Showcasing Delaware County as the “ideal place to work, live and raise a family.”
That’s the goal of the new logo and branding campaign unveiled recently during a county commission meeting.
Communications Manager Jane Hawes, who served as the project manager for the initiative and made the presentation to a large crowd in commission chambers, said it was the quality of life that stood out the most from the research, “especially when you compare them to national averages.”
“We held a discovery workshop which brought together internal and external stakeholders,” Hawes said. “Out of that we developed a lot of interesting statistics about the county.”
The new logo is an outline of the State of Ohio with an outline of Delaware County in the center. The background is a tri-color of green, blue and gold, representing the county’s farmland, parks, rivers, and lakes. A sunburst at the top symbolizes the optimism of the county’s present and future.
According to Hawes, Facebook and Twitter were used to reach out to the general public to conduct a survey. She said, based on the responses, what matters to residents is the quality of life, the small-town culture, quality housing, public schools, and the convenient location of the county.
Hawes said the survey also revealed a majority of people aren’t aware of the role of county government as thought.
“Hopefully, the new branding materials are going to be part of helping the public understand who we are and what we do and what services we provide,” she said. “… we believe in nurturing public health and safety, identifying economic opportunities and supporting education. We can scale, meaning growing larger or smaller as needed, while maintaining a high quality of life countywide.”

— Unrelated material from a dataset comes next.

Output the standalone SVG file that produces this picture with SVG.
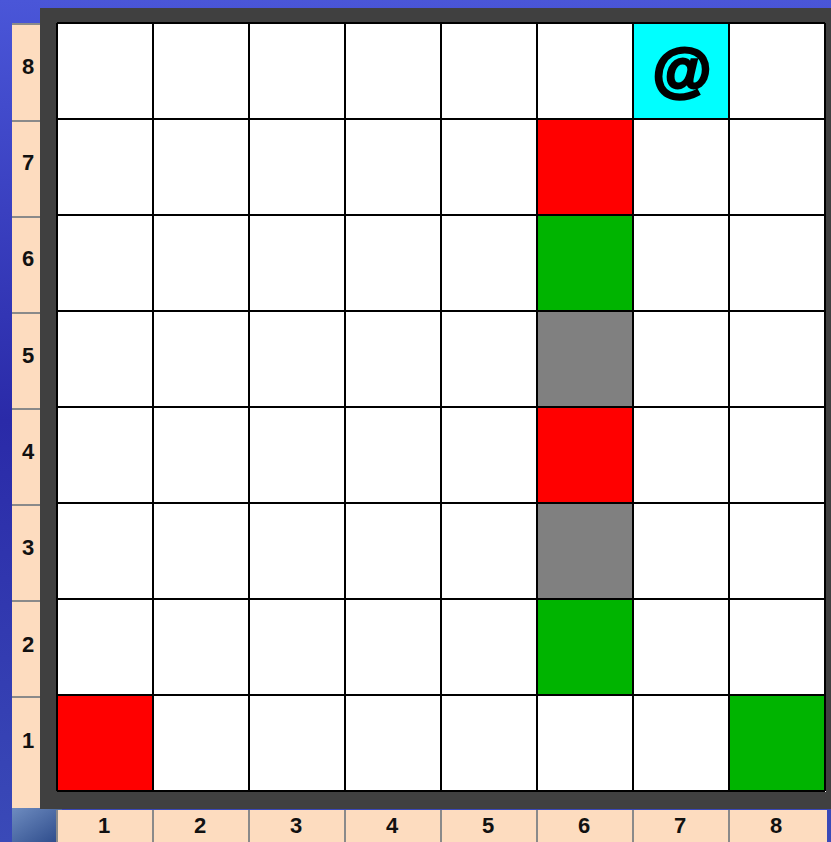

Hawes said the new logo will appear on much of the county’s correspondence and social media. The roll-out of the logo on other county forms will take place gradually over the course of the year.

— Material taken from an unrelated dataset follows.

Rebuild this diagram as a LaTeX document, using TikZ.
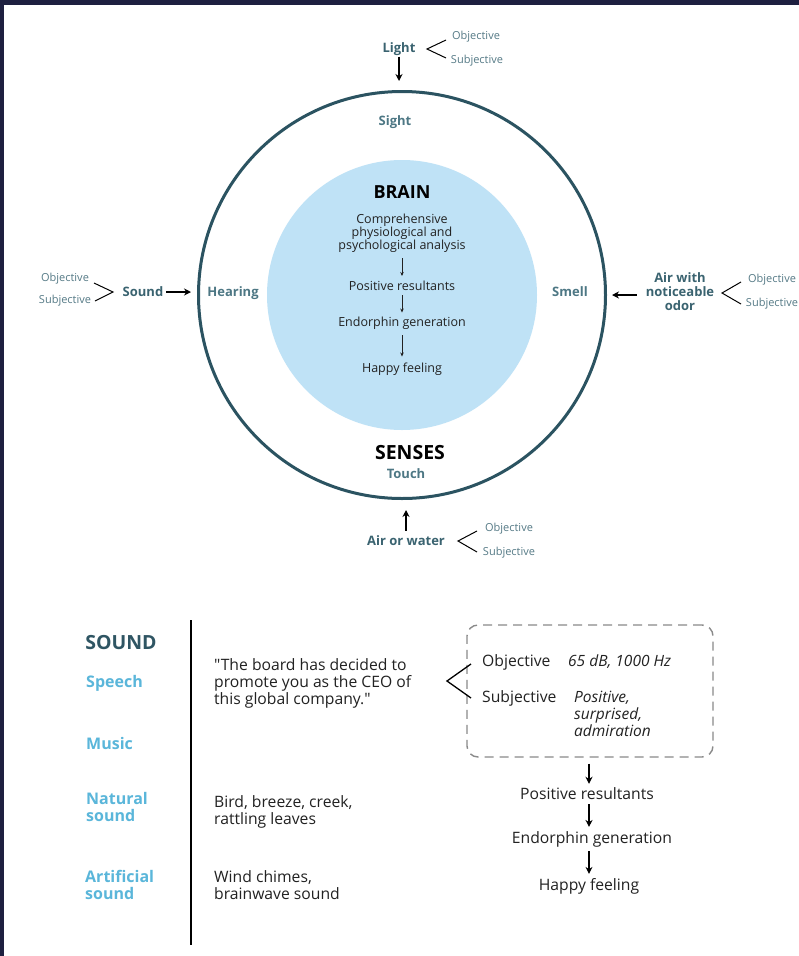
\documentclass[tikz,border=0pt]{standalone}
\usepackage{fontspec}
\setmainfont{Open Sans}[Ligatures=TeXOff]
\usetikzlibrary{arrows.meta}
\definecolor{band}{HTML}{1E2040}
\definecolor{ring}{HTML}{2B5361}
\definecolor{tealtx}{HTML}{3A6370}
\definecolor{senselbl}{HTML}{4D7784}
\definecolor{smalltx}{HTML}{557A86}
\definecolor{brainfill}{HTML}{BFE2F6}
\definecolor{soundhd}{HTML}{2F5563}
\definecolor{cat}{HTML}{5AB6DA}
\definecolor{dashgray}{HTML}{8A8A8A}
\definecolor{body}{HTML}{222222}
\tikzset{
  inlbl/.style={text=tealtx, font=\fontsize{13}{14}\selectfont\bfseries, inner sep=1pt, align=center},
  sense/.style={text=senselbl, font=\fontsize{13}{14}\selectfont\bfseries, inner sep=1pt},
  tiny/.style={text=smalltx, font=\fontsize{11}{12}\selectfont, inner sep=1pt},
  braintx/.style={text=body, font=\fontsize{12.5}{13}\selectfont, align=center, inner sep=1pt},
  bigblack/.style={text=black, font=\fontsize{18}{19}\selectfont\bfseries, inner sep=1pt},
  cattx/.style={text=cat, font=\fontsize{16}{16.5}\selectfont\bfseries, align=left, inner sep=1pt},
  bodytx/.style={text=body, font=\fontsize{15.7}{17}\selectfont, align=left, inner sep=1pt},
  arr/.style={draw=black, line width=1.4pt, -{Stealth[length=7pt,width=7pt]}},
  smallarr/.style={draw=body, line width=0.8pt, -{Stealth[length=4pt,width=3.5pt]}},
  brace/.style={draw=black, line width=1pt},
}
\begin{document}
\begin{tikzpicture}[x=1pt,y=-1pt]
\useasboundingbox (0,0) rectangle (799,956);
\fill[band] (0,0) rectangle (799,956);
\fill[white] (4,5) rectangle (799,956);

% circles
\node[circle, fill=brainfill, minimum size=270pt, inner sep=0pt] (brainc) at (402,295) {};
\node[circle, draw=ring, line width=3pt, minimum size=407pt, inner sep=0pt] (ring) at (402,295) {};

% top: light
\node[inlbl] (light) at (399,49) {Light};
\node[tiny] (lobj) at (476,37) {Objective};
\node[tiny] (lsub) at (477,61) {Subjective};
\coordinate (lv) at (427,49);
\coordinate (la) at (446,40);
\coordinate (lb) at (446,58);
\draw[brace] (la) -- (lv) -- (lb);
\draw[arr, shorten >=9pt] (light.south) -- (light.south |- ring.north);

% left: sound
\node[tiny] (sobj) at (65,279) {Objective};
\node[tiny] (ssub) at (65,301) {Subjective};
\node[inlbl] (sound) at (143,292) {Sound};
\coordinate (sv) at (113,292);
\coordinate (sa) at (94,283);
\coordinate (sb) at (95,301);
\draw[brace] (sa) -- (sv) -- (sb);
\draw[arr, shorten <=2pt, shorten >=6pt] (sound.east) -- (sound.east -| ring.west);

% right: air with odor
\node[inlbl] (odor) at (680,292) {Air with\\noticeable\\odor};
\node[tiny] (oobj) at (772,280) {Objective};
\node[tiny] (osub) at (772,304) {Subjective};
\coordinate (ov) at (722,293);
\coordinate (oa) at (741,282);
\coordinate (ob) at (741,304);
\draw[brace] (oa) -- (ov) -- (ob);
\draw[arr, shorten <=8pt, shorten >=5pt] (odor.west |- ring.east) -- (ring.east);

% bottom: air or water
\node[inlbl] (water) at (406,541) {Air or water};
\node[tiny] (wobj) at (509,529) {Objective};
\node[tiny] (wsub) at (509,553) {Subjective};
\coordinate (wv) at (458,541);
\coordinate (wa) at (477,531);
\coordinate (wb) at (477,552);
\draw[brace] (wa) -- (wv) -- (wb);
\draw[arr, shorten <=4pt, shorten >=10pt] (water.north) -- (water.north |- ring.south);

% sense labels
\node[sense] (sight) at (395,122) {Sight};
\node[sense] (hearing) at (233,293) {Hearing};
\node[sense] (smell) at (570,292) {Smell};
\node[bigblack, font=\fontsize{19.5}{21}\selectfont\bfseries] (senses) at (410,453) {SENSES};
\node[sense] (touch) at (406,474) {Touch};

% brain
\node[bigblack] (brain) at (402,192) {BRAIN};
\node[braintx] (comp) at (402,233) {Comprehensive\\physiological and\\psychological analysis};
\node[braintx] (posres) at (402,286) {Positive resultants};
\node[braintx] (endo) at (402,323) {Endorphin generation};
\node[braintx] (happy) at (402,369) {Happy feeling};
\draw[smallarr, shorten <=5pt, shorten >=4pt] (comp.south) -- (posres.north);
\draw[smallarr, shorten <=3pt, shorten >=3pt] (posres.south) -- (endo.north);
\draw[smallarr, shorten <=5pt, shorten >=5pt] (endo.south) -- (happy.north);

% bottom section
\node[text=soundhd, font=\fontsize{19.5}{21}\selectfont\bfseries, inner sep=1pt] (soundhd) at (121,643) {SOUND};
\node[cattx, anchor=west] (speech) at (85,683) {Speech};
\node[cattx, anchor=west] (music) at (85,743) {Music};
\node[cattx, anchor=west] (natural) at (85,807) {Natural\\sound};
\node[cattx, anchor=west] (artif) at (84,885) {Artificial\\sound};
\coordinate (vtop) at (191,620);
\coordinate (vbot) at (191,945);
\draw[black, line width=2.2pt] (vtop) -- (vbot);

\node[bodytx, anchor=west] (quote) at (213,683) {"The board has decided to\\promote you as the CEO of\\this global company."};
\node[bodytx, anchor=west] (bird) at (213,812) {Bird, breeze, creek,\\rattling leaves};
\node[bodytx, anchor=west] (wind) at (213,885) {Wind chimes,\\brainwave sound};

\node[draw=dashgray, line width=1.4pt, dash pattern=on 9pt off 6pt, rounded corners=11pt, minimum width=246pt, minimum height=132pt, inner sep=0pt] (box) at (590,691) {};
\node[bodytx, anchor=west] (bobj) at (481,662) {Objective};
\node[bodytx, anchor=west, font=\fontsize{15.5}{17}\selectfont\itshape] (bval) at (567,662) {65 dB, 1000 Hz};
\node[bodytx, anchor=west] (bsub) at (481,698) {Subjective};
\node[bodytx, anchor=north west, font=\fontsize{15.5}{16.8}\selectfont\itshape] (bsval) at (573,690) {Positive,\\surprised,\\admiration};
\coordinate (bv) at (447,681);
\coordinate (ba) at (471,664);
\coordinate (bb) at (471,698);
\draw[brace, line width=1.3pt] (ba) -- (bv) -- (bb);

\node[bodytx] (posres2) at (587,794) {Positive resultants};
\node[bodytx] (endo2) at (592,839) {Endorphin generation};
\node[bodytx] (happy2) at (589,886) {Happy feeling};
\draw[arr, shorten <=6pt, shorten >=3pt] (box.south -| happy2.north) -- (happy2.north |- posres2.north);
\draw[arr, shorten <=3pt, shorten >=3pt] (happy2.north |- posres2.south) -- (happy2.north |- endo2.north);
\draw[arr, shorten <=3pt, shorten >=3pt] (happy2.north |- endo2.south) -- (happy2.north);
\end{tikzpicture}
\end{document}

“We need to be cost-conservative about how we replace old stationery, vehicle decals, signage and other items … ,” Hawes said. “We’ll use up existing supplies as much as possible before replacing them.”
The project began a year ago when a request for proposals was issued. Out of the 25 proposals received, the county chose Studio Graphique Inc. of Cleveland. That company has since re-branded itself as Guide Studio. Commissioners approved a contract in the amount of $45,150 last September.